For this exercise you set aside 6 minutes and then spend 2.5 minutes listing things you did yesterday, then 2.5 minutes listing what you saw, then 30 seconds listing something you heard, and then 30 seconds drawing a quick sketch of something you saw.
I like the specificity of the of the exercise and how it helps me work at paying attention to the details in the world around me. After doing this for awhile I start to look for things for tomorrow’s daily diary. All of this helps build the attention muscles of the brain* (*brain may not have real attention muscles).
For example, here are some random papier-mache monster heads (Krampus!) I saw at the beer store yesterday. I can add that to my list of things seen, and maybe use it for a 30-second sketch.
In 2020 when I first read Syllabus I was not meditating. Now that I am I see how much mindfulness is built into Barry’s exercises. Her technique for getting the brain to slow down its chatter so the artist can pay attention to the page is to slowly draw a spiral.
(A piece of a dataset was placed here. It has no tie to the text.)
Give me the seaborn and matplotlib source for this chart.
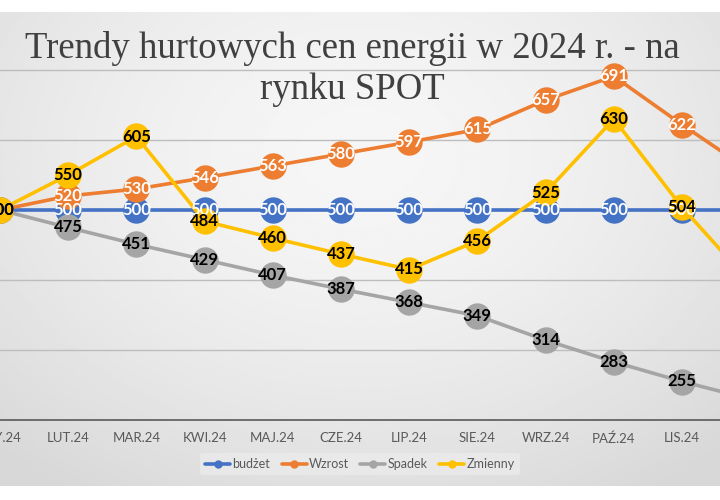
import numpy as np
import pandas as pd
import seaborn as sns
import matplotlib.pyplot as plt
from matplotlib.lines import Line2D

miesiace = ['STY.24', 'LUT.24', 'MAR.24', 'KWI.24', 'MAJ.24', 'CZE.24',
            'LIP.24', 'SIE.24', 'WRZ.24', 'PAŹ.24', 'LIS.24', 'GRU.24']
budzet = [500, 500, 500, 500, 500, 500, 500, 500, 500, 500, 500, 500]
wzrost = [500, 520, 530, 546, 563, 580, 597, 615, 657, 691, 622, 556]
spadek = [500, 475, 451, 429, 407, 387, 368, 349, 314, 283, 255, 230]
zmienny = [500, 550, 605, 484, 460, 437, 415, 456, 525, 630, 504, 396]

serie = ['budżet', 'Wzrost', 'Spadek', 'Zmienny']
kolory = ['#4472C4', '#ED7D31', '#A5A5A5', '#FFC000']
kolor_etykiet = ['white', 'white', 'black', 'black']

df = pd.DataFrame({'miesiac': miesiace, 'budżet': budzet, 'Wzrost': wzrost,
                   'Spadek': spadek, 'Zmienny': zmienny})
df['x'] = np.arange(len(miesiace))

sns.set_style('white')
plt.rcParams['font.family'] = ['Lato', 'DejaVu Sans']

fig = plt.figure(figsize=(7.2, 5), dpi=100)

# tlo - szary gradient
bg = fig.add_axes([0, 0.028, 1, 0.948])
yy, xx = np.mgrid[0:1:200j, 0:1:300j]
r = np.sqrt(((xx - 0.5) / 0.75) ** 2 + ((yy - 0.3) / 0.85) ** 2)
r = np.clip(r, 0, 1)
c = 0.965 - 0.12 * r ** 1.6
bg.imshow(c, cmap='gray', vmin=0, vmax=1, aspect='auto', extent=(0, 1, 1, 0))
bg.set_axis_off()

ax = fig.add_axes([0, 0.16, 1, 0.812])
ax.patch.set_alpha(0)

for nazwa, kol, kol_t in zip(serie, kolory, kolor_etykiet):
    sns.lineplot(data=df, x='x', y=nazwa, ax=ax, color=kol, linewidth=2.6,
                 marker='o', markersize=19, markeredgewidth=0, label=nazwa,
                 legend=False, clip_on=False)
    for xi, v in zip(df['x'], df[nazwa]):
        ax.text(xi, v, str(v), ha='center', va='center', color=kol_t,
                fontsize=12, fontweight='bold', zorder=10, clip_on=True)

ax.set_yticks([300, 400, 500, 600, 700])
ax.set_yticklabels([])
ax.grid(axis='y', color='#bdbdbd', linewidth=1)
ax.set_axisbelow(True)
ax.tick_params(axis='y', length=0)

ax.set_xticks(df['x'])
ax.set_xticklabels(miesiace, fontsize=9.5, color='#595959')
ax.set_xticks(np.arange(0.5, 12, 1), minor=True)
ax.tick_params(axis='x', which='major', length=0, pad=9)
ax.tick_params(axis='x', which='minor', length=5, color='#595959', width=1)
ax.set_xlim(0, 720 / 68.2)
ax.set_ylim(200, 780)
ax.set_xlabel('')
ax.set_ylabel('')
for s in ['top', 'left', 'right']:
    ax.spines[s].set_visible(False)
ax.spines['bottom'].set_color('#595959')
ax.spines['bottom'].set_linewidth(1.2)

fig.text(0.49, 0.862, 'Trendy hurtowych cen energii w 2024 r. - na\nrynku SPOT',
         ha='center', va='center', fontsize=26.5, color='#404040',
         family='Liberation Serif', linespacing=1.25)

uchwyty = [Line2D([0], [0], color=k, linewidth=2.6, marker='o', markersize=5)
           for k in kolory]
leg = fig.legend(uchwyty, serie, loc='center', bbox_to_anchor=(0.5, 0.072),
                 ncol=4, frameon=True, fontsize=9, handlelength=2.0,
                 columnspacing=0.9, handletextpad=0.2)
leg.get_frame().set_facecolor('#ebebeb')
leg.get_frame().set_edgecolor('none')
for t in leg.get_texts():
    t.set_color('#595959')

fig.savefig('out.png', dpi=100)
Focus, draw a spiral, slowly, making the lines as close together as possible without touching. She starts the following writing exercise (a variation of the daily diary page called an x-page) with the spiral and a systematic awareness/relaxation technique to draw the artist away from their chatttering mind and into their body. (The embedded video is nearly a half hour – here’s a ~10 minute version.)
One of the mindfulness techniques I’ve adopted (also found in yoga) is this systematic scan of the body to locate tense spots, ease the tension, and to slow down the chattering mind. I also use the body scan as a way of helping me intentionally relax as I work on falling asleep at night.